* TASK BRIEF *
Starting with the first line below, extract each line through the one that contains "const tinta = '#161616';", inclusive, excluding pictures.

--------------------

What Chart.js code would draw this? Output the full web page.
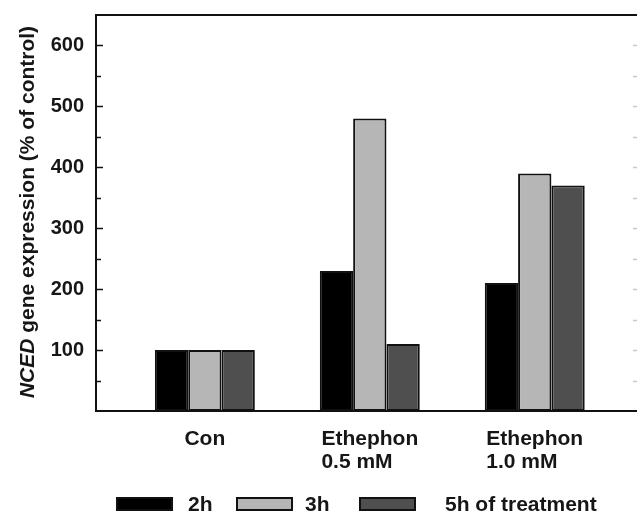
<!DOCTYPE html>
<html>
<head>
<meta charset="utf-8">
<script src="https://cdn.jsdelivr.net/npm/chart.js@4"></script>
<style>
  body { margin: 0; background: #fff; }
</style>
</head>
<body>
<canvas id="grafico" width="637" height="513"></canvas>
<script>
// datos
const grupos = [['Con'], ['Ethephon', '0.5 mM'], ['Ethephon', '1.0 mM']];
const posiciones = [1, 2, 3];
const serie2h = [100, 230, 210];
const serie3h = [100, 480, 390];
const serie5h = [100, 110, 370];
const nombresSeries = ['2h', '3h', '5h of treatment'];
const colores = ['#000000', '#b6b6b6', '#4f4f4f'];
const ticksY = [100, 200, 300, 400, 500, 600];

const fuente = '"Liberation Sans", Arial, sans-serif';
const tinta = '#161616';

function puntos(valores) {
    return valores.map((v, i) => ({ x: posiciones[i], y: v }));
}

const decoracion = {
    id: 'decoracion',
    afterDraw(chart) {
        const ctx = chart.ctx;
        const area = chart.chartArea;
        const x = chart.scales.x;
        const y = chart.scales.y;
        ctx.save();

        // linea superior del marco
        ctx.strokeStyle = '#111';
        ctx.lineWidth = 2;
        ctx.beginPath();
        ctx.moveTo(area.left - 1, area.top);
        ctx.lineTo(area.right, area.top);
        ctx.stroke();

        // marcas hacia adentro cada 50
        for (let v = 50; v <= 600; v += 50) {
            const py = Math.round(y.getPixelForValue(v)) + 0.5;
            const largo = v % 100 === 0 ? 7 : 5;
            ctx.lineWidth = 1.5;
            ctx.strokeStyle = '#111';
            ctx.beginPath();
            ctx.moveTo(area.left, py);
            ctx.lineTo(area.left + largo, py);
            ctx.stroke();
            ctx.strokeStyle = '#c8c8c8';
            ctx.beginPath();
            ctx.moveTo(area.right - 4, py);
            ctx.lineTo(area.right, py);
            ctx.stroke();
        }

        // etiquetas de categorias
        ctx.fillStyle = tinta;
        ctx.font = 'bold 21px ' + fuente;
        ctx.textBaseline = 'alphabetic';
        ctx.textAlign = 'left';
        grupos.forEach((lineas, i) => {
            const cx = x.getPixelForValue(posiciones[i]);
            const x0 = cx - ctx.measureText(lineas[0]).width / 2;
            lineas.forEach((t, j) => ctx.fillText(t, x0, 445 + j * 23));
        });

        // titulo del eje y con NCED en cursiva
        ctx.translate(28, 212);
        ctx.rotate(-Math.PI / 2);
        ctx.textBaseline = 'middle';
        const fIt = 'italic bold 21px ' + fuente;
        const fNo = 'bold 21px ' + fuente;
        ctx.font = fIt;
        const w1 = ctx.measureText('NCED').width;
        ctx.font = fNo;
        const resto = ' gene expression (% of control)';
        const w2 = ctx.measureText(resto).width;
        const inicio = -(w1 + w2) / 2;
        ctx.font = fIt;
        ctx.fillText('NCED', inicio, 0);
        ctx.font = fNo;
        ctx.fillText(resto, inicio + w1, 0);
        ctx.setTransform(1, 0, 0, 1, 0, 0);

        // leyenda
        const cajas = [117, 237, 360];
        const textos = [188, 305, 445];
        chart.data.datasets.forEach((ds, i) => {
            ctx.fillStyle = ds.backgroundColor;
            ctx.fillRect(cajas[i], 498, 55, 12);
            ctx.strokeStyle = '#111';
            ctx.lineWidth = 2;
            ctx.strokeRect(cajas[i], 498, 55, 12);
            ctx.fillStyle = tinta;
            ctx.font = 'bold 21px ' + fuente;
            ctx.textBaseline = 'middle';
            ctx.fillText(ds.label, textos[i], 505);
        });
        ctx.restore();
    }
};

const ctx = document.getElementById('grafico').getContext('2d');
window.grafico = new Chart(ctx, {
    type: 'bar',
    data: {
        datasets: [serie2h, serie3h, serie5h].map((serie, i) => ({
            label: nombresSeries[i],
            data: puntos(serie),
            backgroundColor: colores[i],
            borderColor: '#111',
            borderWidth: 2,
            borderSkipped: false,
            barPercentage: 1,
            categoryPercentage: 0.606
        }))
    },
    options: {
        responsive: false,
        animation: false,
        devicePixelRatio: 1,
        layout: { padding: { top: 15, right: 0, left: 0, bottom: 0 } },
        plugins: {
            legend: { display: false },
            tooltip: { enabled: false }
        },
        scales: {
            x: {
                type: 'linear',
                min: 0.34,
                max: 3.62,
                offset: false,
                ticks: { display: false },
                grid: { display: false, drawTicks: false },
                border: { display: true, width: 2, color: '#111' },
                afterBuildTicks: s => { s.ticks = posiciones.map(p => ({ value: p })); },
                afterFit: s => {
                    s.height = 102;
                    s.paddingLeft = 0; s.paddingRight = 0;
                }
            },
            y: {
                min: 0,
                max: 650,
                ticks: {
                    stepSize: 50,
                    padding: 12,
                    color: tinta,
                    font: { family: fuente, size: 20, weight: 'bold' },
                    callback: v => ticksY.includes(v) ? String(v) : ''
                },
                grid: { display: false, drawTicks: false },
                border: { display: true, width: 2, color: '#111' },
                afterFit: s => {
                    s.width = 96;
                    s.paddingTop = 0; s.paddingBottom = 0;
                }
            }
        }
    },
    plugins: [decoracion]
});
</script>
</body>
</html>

--------------------

* IN RESPONSE *
What Chart.js code would draw this? Output the full web page.
<!DOCTYPE html>
<html>
<head>
<meta charset="utf-8">
<script src="https://cdn.jsdelivr.net/npm/chart.js@4"></script>
<style>
  body { margin: 0; background: #fff; }
</style>
</head>
<body>
<canvas id="grafico" width="637" height="513"></canvas>
<script>
// datos
const grupos = [['Con'], ['Ethephon', '0.5 mM'], ['Ethephon', '1.0 mM']];
const posiciones = [1, 2, 3];
const serie2h = [100, 230, 210];
const serie3h = [100, 480, 390];
const serie5h = [100, 110, 370];
const nombresSeries = ['2h', '3h', '5h of treatment'];
const colores = ['#000000', '#b6b6b6', '#4f4f4f'];
const ticksY = [100, 200, 300, 400, 500, 600];

const fuente = '"Liberation Sans", Arial, sans-serif';
const tinta = '#161616';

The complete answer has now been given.